All bodies are inhomogeneous at some scale but experience has shown that some of these bodies can be idealized as a homogeneous body. Here we examine which bodies can be idealized as a homogeneous body when they are subjected to a non-dissipative mechanical process. This is done by studying circumstances in which an inhomogeneous body admits pure stretch homogeneous deformations. Then, we devise experiments wherein these circumstances are prevented. If homogeneous deformation is observed in these devised experiments, the body could be modeled as a homogeneous body. We limit our analysis to a class of isotropic elastic bodies deforming from a stress free reference configuration whose Cauchy stress is explicitly related to left Cauchy–Green deformation tensor. It is further assumed that the constitutive relation is differentiable function of the position vector of material particles in the stress free reference configuration.
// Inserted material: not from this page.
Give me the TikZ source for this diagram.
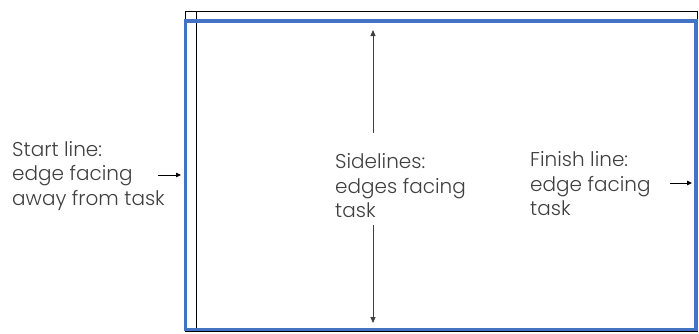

Then, we find that a cuboid made of compressible and isotropic material could be modeled as a homogeneous body if it deforms homogeneously due to the application of the normal stresses on all of its six faces and the magnitude of the normal stresses on three orthogonal faces are different. A cuboid made of incompressible and isotropic material could be modeled as a homogeneous body, if it deforms homogeneously in two different biaxial experiments, such that the plane in which the forces are applied in the two biaxial experiments is mutually orthogonal.